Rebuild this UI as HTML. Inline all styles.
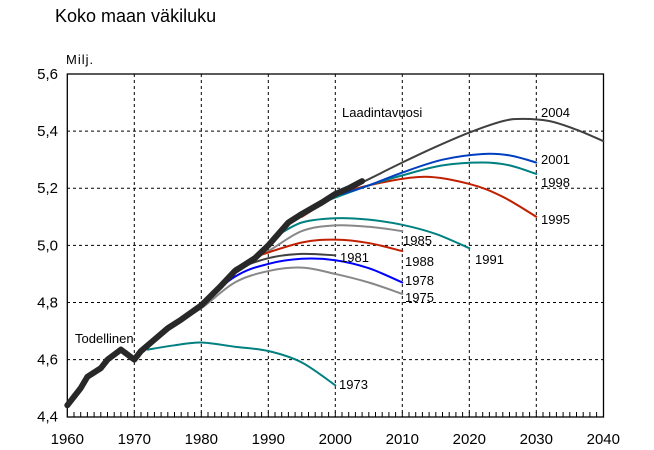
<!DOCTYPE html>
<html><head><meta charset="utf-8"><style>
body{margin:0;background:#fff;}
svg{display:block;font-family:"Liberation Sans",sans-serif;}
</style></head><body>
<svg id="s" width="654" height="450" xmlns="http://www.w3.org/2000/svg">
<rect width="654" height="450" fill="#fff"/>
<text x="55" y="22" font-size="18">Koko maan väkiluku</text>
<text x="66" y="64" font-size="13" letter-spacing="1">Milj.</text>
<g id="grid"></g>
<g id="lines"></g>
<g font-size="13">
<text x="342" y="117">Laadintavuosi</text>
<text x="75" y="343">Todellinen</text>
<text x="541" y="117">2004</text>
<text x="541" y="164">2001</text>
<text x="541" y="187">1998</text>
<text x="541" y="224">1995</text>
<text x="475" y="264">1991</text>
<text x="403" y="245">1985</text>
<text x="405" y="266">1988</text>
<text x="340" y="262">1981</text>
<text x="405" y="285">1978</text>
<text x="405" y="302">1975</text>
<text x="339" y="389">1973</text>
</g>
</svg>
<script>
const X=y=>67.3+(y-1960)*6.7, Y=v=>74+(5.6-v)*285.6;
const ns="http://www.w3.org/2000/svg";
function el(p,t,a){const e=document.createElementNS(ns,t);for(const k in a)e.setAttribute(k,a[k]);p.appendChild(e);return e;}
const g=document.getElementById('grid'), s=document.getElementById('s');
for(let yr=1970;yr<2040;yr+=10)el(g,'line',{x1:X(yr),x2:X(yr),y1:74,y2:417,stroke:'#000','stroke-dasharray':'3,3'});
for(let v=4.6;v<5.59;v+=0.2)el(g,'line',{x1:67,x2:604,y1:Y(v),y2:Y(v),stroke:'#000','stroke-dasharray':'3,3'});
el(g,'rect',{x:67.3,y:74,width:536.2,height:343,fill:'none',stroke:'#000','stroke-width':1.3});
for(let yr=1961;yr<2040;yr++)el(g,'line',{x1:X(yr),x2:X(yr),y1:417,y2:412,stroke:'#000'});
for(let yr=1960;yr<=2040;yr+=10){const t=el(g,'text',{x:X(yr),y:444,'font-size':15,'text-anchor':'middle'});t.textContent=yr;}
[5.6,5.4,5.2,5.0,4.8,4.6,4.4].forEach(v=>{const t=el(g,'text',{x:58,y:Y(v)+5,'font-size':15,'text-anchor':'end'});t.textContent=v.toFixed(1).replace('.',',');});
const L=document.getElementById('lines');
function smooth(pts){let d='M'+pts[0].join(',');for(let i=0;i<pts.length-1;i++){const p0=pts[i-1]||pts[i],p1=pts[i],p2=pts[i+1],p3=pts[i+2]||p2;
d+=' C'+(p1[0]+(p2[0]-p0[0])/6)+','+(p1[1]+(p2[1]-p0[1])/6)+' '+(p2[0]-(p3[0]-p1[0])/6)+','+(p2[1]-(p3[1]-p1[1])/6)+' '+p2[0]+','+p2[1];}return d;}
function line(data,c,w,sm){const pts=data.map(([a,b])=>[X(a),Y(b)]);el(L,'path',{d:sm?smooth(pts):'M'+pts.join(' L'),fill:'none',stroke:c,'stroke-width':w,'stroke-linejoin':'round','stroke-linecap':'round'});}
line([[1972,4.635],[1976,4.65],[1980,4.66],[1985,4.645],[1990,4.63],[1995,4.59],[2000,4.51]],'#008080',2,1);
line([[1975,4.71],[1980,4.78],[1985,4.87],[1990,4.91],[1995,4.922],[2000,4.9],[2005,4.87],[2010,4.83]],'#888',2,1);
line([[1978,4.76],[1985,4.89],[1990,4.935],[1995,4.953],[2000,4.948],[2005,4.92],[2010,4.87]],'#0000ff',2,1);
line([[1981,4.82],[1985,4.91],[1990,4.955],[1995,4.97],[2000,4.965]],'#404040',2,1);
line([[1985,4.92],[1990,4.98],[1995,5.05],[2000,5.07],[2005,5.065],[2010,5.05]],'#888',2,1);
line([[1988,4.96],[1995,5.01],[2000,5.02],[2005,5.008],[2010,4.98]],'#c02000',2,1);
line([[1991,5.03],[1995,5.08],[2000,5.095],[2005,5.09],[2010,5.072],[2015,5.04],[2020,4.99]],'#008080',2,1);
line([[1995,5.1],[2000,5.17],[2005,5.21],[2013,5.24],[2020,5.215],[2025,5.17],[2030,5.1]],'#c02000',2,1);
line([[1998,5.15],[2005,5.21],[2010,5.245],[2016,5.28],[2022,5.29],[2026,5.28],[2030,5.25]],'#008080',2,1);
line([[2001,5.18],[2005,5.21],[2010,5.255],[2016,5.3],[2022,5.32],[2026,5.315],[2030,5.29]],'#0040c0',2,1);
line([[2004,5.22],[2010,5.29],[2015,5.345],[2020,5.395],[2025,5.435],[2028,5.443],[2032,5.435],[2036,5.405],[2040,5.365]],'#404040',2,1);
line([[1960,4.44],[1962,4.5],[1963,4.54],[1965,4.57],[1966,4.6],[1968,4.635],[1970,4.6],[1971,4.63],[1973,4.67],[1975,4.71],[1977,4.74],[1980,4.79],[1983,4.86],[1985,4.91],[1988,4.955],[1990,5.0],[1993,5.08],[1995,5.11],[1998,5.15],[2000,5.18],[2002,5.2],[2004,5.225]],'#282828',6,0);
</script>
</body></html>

-=-=-=-=-

Objective ->
Copy out all of the data word for word. Do not carry over any picture.

Response for this exercise ->
Rebuild this UI as HTML. Inline all styles.
<!DOCTYPE html>
<html><head><meta charset="utf-8"><style>
body{margin:0;background:#fff;}
svg{display:block;font-family:"Liberation Sans",sans-serif;}
</style></head><body>
<svg id="s" width="654" height="450" xmlns="http://www.w3.org/2000/svg">
<rect width="654" height="450" fill="#fff"/>
<text x="55" y="22" font-size="18">Koko maan väkiluku</text>
<text x="66" y="64" font-size="13" letter-spacing="1">Milj.</text>
<g id="grid"></g>
<g id="lines"></g>
<g font-size="13">
<text x="342" y="117">Laadintavuosi</text>
<text x="75" y="343">Todellinen</text>
<text x="541" y="117">2004</text>
<text x="541" y="164">2001</text>
<text x="541" y="187">1998</text>
<text x="541" y="224">1995</text>
<text x="475" y="264">1991</text>
<text x="403" y="245">1985</text>
<text x="405" y="266">1988</text>
<text x="340" y="262">1981</text>
<text x="405" y="285">1978</text>
<text x="405" y="302">1975</text>
<text x="339" y="389">1973</text>
</g>
</svg>
<script>
const X=y=>67.3+(y-1960)*6.7, Y=v=>74+(5.6-v)*285.6;
const ns="http://www.w3.org/2000/svg";
function el(p,t,a){const e=document.createElementNS(ns,t);for(const k in a)e.setAttribute(k,a[k]);p.appendChild(e);return e;}
const g=document.getElementById('grid'), s=document.getElementById('s');
for(let yr=1970;yr<2040;yr+=10)el(g,'line',{x1:X(yr),x2:X(yr),y1:74,y2:417,stroke:'#000','stroke-dasharray':'3,3'});
for(let v=4.6;v<5.59;v+=0.2)el(g,'line',{x1:67,x2:604,y1:Y(v),y2:Y(v),stroke:'#000','stroke-dasharray':'3,3'});
el(g,'rect',{x:67.3,y:74,width:536.2,height:343,fill:'none',stroke:'#000','stroke-width':1.3});
for(let yr=1961;yr<2040;yr++)el(g,'line',{x1:X(yr),x2:X(yr),y1:417,y2:412,stroke:'#000'});
for(let yr=1960;yr<=2040;yr+=10){const t=el(g,'text',{x:X(yr),y:444,'font-size':15,'text-anchor':'middle'});t.textContent=yr;}
[5.6,5.4,5.2,5.0,4.8,4.6,4.4].forEach(v=>{const t=el(g,'text',{x:58,y:Y(v)+5,'font-size':15,'text-anchor':'end'});t.textContent=v.toFixed(1).replace('.',',');});
const L=document.getElementById('lines');
function smooth(pts){let d='M'+pts[0].join(',');for(let i=0;i<pts.length-1;i++){const p0=pts[i-1]||pts[i],p1=pts[i],p2=pts[i+1],p3=pts[i+2]||p2;
d+=' C'+(p1[0]+(p2[0]-p0[0])/6)+','+(p1[1]+(p2[1]-p0[1])/6)+' '+(p2[0]-(p3[0]-p1[0])/6)+','+(p2[1]-(p3[1]-p1[1])/6)+' '+p2[0]+','+p2[1];}return d;}
function line(data,c,w,sm){const pts=data.map(([a,b])=>[X(a),Y(b)]);el(L,'path',{d:sm?smooth(pts):'M'+pts.join(' L'),fill:'none',stroke:c,'stroke-width':w,'stroke-linejoin':'round','stroke-linecap':'round'});}
line([[1972,4.635],[1976,4.65],[1980,4.66],[1985,4.645],[1990,4.63],[1995,4.59],[2000,4.51]],'#008080',2,1);
line([[1975,4.71],[1980,4.78],[1985,4.87],[1990,4.91],[1995,4.922],[2000,4.9],[2005,4.87],[2010,4.83]],'#888',2,1);
line([[1978,4.76],[1985,4.89],[1990,4.935],[1995,4.953],[2000,4.948],[2005,4.92],[2010,4.87]],'#0000ff',2,1);
line([[1981,4.82],[1985,4.91],[1990,4.955],[1995,4.97],[2000,4.965]],'#404040',2,1);
line([[1985,4.92],[1990,4.98],[1995,5.05],[2000,5.07],[2005,5.065],[2010,5.05]],'#888',2,1);
line([[1988,4.96],[1995,5.01],[2000,5.02],[2005,5.008],[2010,4.98]],'#c02000',2,1);
line([[1991,5.03],[1995,5.08],[2000,5.095],[2005,5.09],[2010,5.072],[2015,5.04],[2020,4.99]],'#008080',2,1);
line([[1995,5.1],[2000,5.17],[2005,5.21],[2013,5.24],[2020,5.215],[2025,5.17],[2030,5.1]],'#c02000',2,1);
line([[1998,5.15],[2005,5.21],[2010,5.245],[2016,5.28],[2022,5.29],[2026,5.28],[2030,5.25]],'#008080',2,1);
line([[2001,5.18],[2005,5.21],[2010,5.255],[2016,5.3],[2022,5.32],[2026,5.315],[2030,5.29]],'#0040c0',2,1);
line([[2004,5.22],[2010,5.29],[2015,5.345],[2020,5.395],[2025,5.435],[2028,5.443],[2032,5.435],[2036,5.405],[2040,5.365]],'#404040',2,1);
line([[1960,4.44],[1962,4.5],[1963,4.54],[1965,4.57],[1966,4.6],[1968,4.635],[1970,4.6],[1971,4.63],[1973,4.67],[1975,4.71],[1977,4.74],[1980,4.79],[1983,4.86],[1985,4.91],[1988,4.955],[1990,5.0],[1993,5.08],[1995,5.11],[1998,5.15],[2000,5.18],[2002,5.2],[2004,5.225]],'#282828',6,0);
</script>
</body></html>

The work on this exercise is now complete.